Terzo protagonista del viaggio (Liviano indirizza subito un ringraziamento al questore di Taranto, Giuseppe Mangini) è un variegato team di forze dell’ordine: prevista infatti una staffetta mista che scorterà questi Ori, il corredo funebre della giovinetta tarantina e una corona aurea, verso le teche di vetro dell’Expo.

«Vogliamo creare interesse nei visitatori dell’esposizione, sollecitarli a venire a Taranto», ha detto e ripetuto Gianni Liviano mentre, quatti quatti, rispettosi del momento, sfilavano dinanzi alla biglietteria otto attempati stranieri, cappello di paglia, scarpe comode e flipstick, il bastone con seggiolino. Erano arrivati a Taranto da soli, senza iniziative di promozione, nè attratti dall’elefantiaco manifesto che reclamizza i Miti al MarTa, perchè il Museo nazionale di Taranto è un’istituzione talmente importante che non ha bisogno di pubblicità alcuna. Ma Liviano ha l’obbligo di incalzare: «Dobbiamo valorizzare queste bellezze per provare a raccontare delle altre bellezze che ci sono in città, sempre descritta, soprattutto negli ultimi tempi, per le sue sofferenze. Lo sforzo che stiamo facendo è finalizzato a questo».

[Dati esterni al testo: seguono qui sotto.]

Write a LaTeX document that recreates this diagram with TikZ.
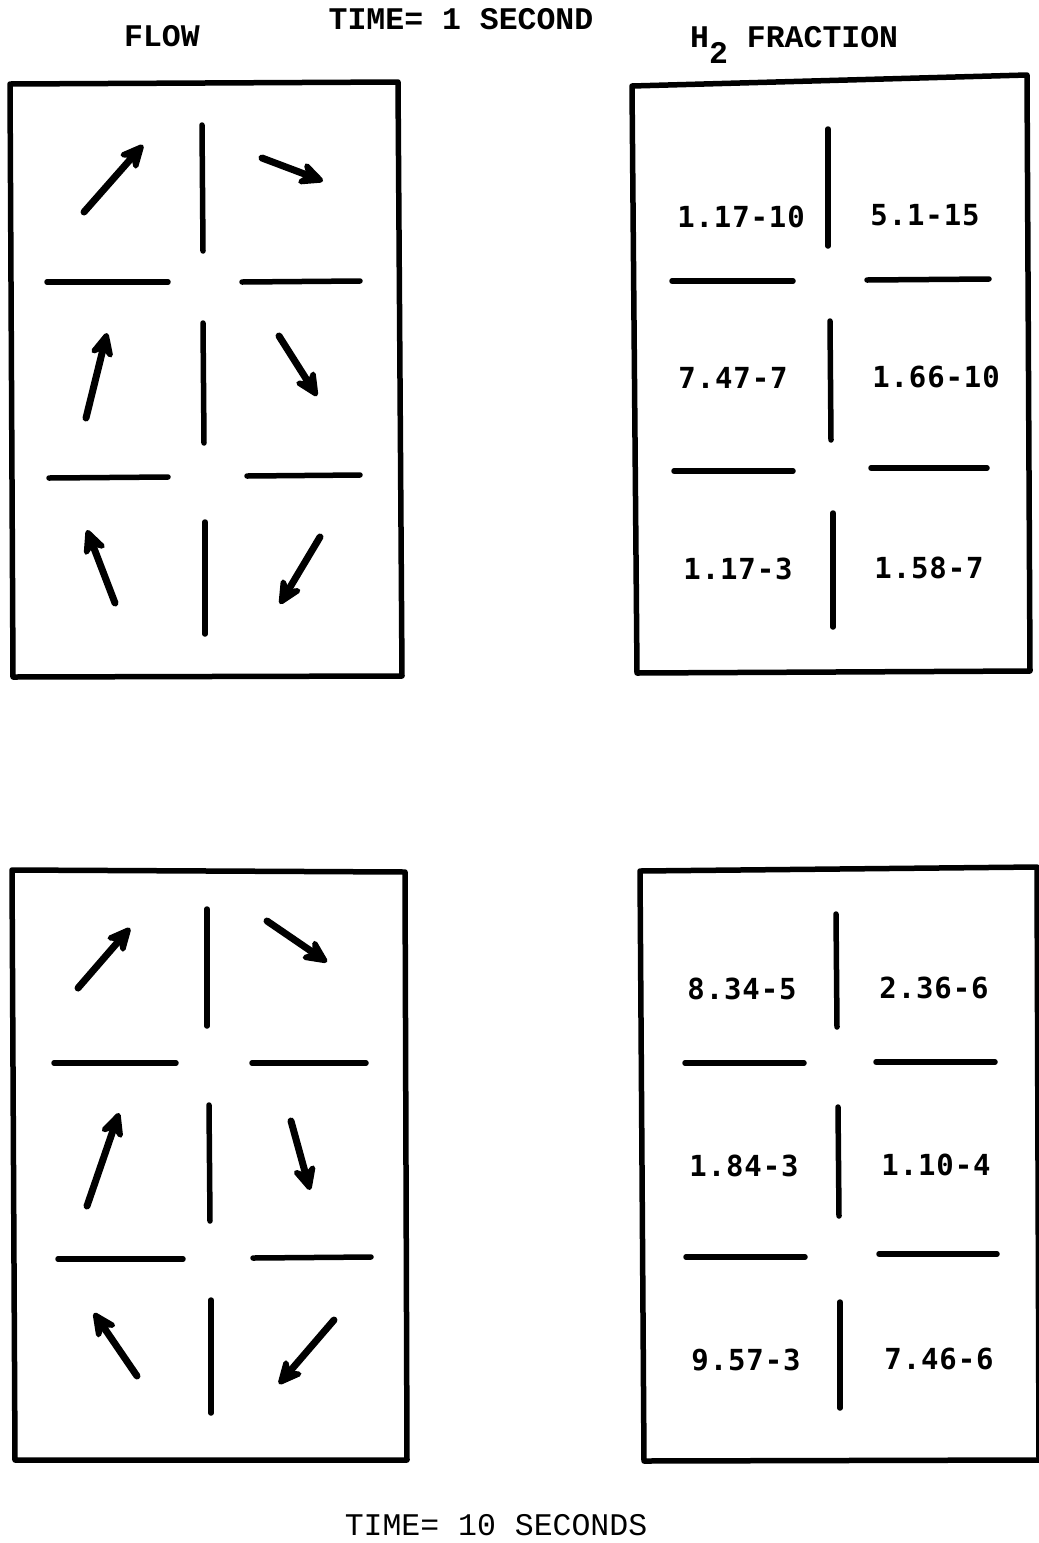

La panacea aurea, ambasciatrice di una storia plurisecolare (sepolta sotto secoli di ignavia per colpa collettiva di una città che non nutre una particolare simpatia per la cultura), è rappresentata dunque all’Expo da quattro gioielli e da una coppia di orecchini “a protome leonina” come si deve indicare per osservanza scientifica, decorati cioè (come nella chiusura del bracciale e della collana) da due teste di leoni, marchio di fabbrica degli orefici della città.

E’ stata Antonietta Dell’Aglio, direttrice del museo, ad individuare i reperti da inviare a Milano nel mare di un ricco corredo archeologico (la più parte del quale non è esposta al pubblico).

Dice l’archeologa: «Abbiamo fatto questa scelta perchè tutti i monili provengono da un’area cittadina di scavo: la corona aurea a foglie di quercia è stata trovata in contrada Santa Lucia nel 1885 ed il corredo funebre è stato rinvenuto nell’estate del 1912 nella zona dell’Arsenale». L’identità territoriale, insomma, custodita nella perizia artigiana degli antichi orafi. Del resto lo slogan che accompagna il viaggio verso la mostra al Padiglione Italia dell’Expo è: “Puglia: tutta la luce del nondo...negli ori di Taranto”. Altro che identità territoriale, è come se la bellezza dell’universo si riflettesse lì.